L'OMC peut être utilisée comme plateforme pour favoriser la coopération commerciale en faveur de l'environnement, de manière flexible, tenant compte des priorités respectives, des besoins de développement, des niveaux d'ambition et des attentes des différents membres pour une transition juste. Que ce soit par des échanges d'expériences et de bonnes pratiques, comme dans les discussions actuelles du CTE; par l'amélioration de la transparence et la résolution des problèmes, comme dans différents comités et forums de l'OMC; par le renforcement des capacités et la promotion d'actions/négociations visant des objectifs triplement gagnant, pour le commerce, le développement et la soutenabilité, telles que proposées par certains membres et groupes de membres.

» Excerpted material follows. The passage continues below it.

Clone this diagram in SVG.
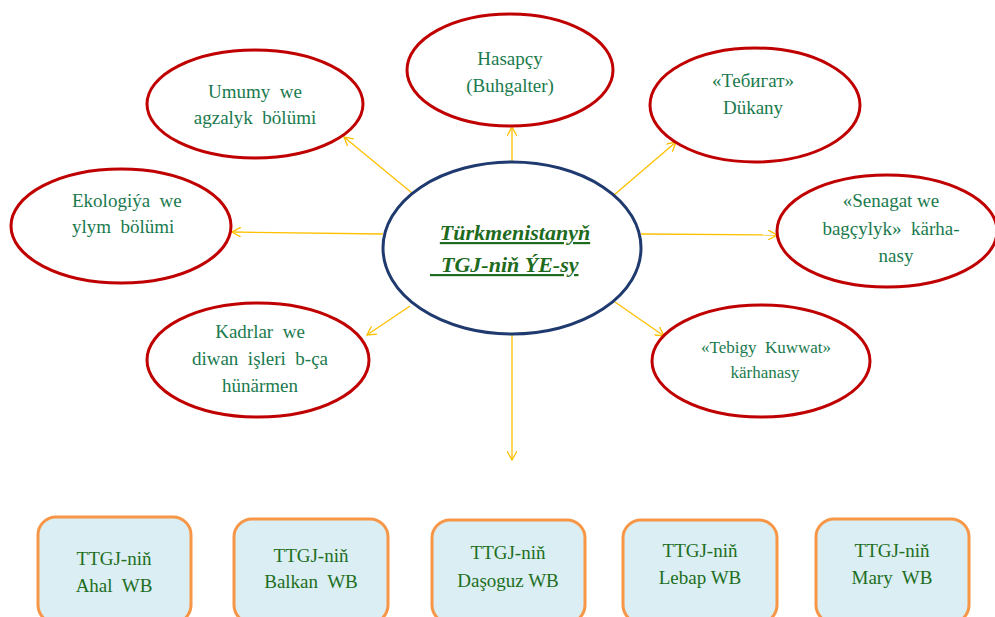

La conversation ministérielle d’Abou Dhabi a confirmé un inconfort de nombreux membres de l’OMC face à la montée d’un unilatéralisme environnemental et face aux limites des règles actuelles du commerce et de “l’espace politique” qu’elles laissent ouvert pour répondre au défi de la transition écologique et de l’industrialisation. Trente ans après la création de l’OMC, ce que ses membres doivent décider répond à une question simple : veulent-ils plus d’OMC, c’est-à-dire de multilatéralisme commercial, pour mieux affronter les défis de la transition industrielle « verte » et de la préservation des biens publics globaux?

Notes:

  1. “Conversation ministérielle sur le commerce et le développement durable, y compris la politique commerciale et industrielle et l'espace politique pour le développement industriel”.
  2. Par exemple, les cas célèbres de “crevette/tortue”, “thon/dauphin”, “essence reformulée”
  3. “Trade and the Environment: Does Environmental Diversity Detract from the Case for Free Trade”? Jagdish Bhagwati, Columbia University and T.N Srinivasan, Yale University, January 1995, Discussion Paper Series N°718.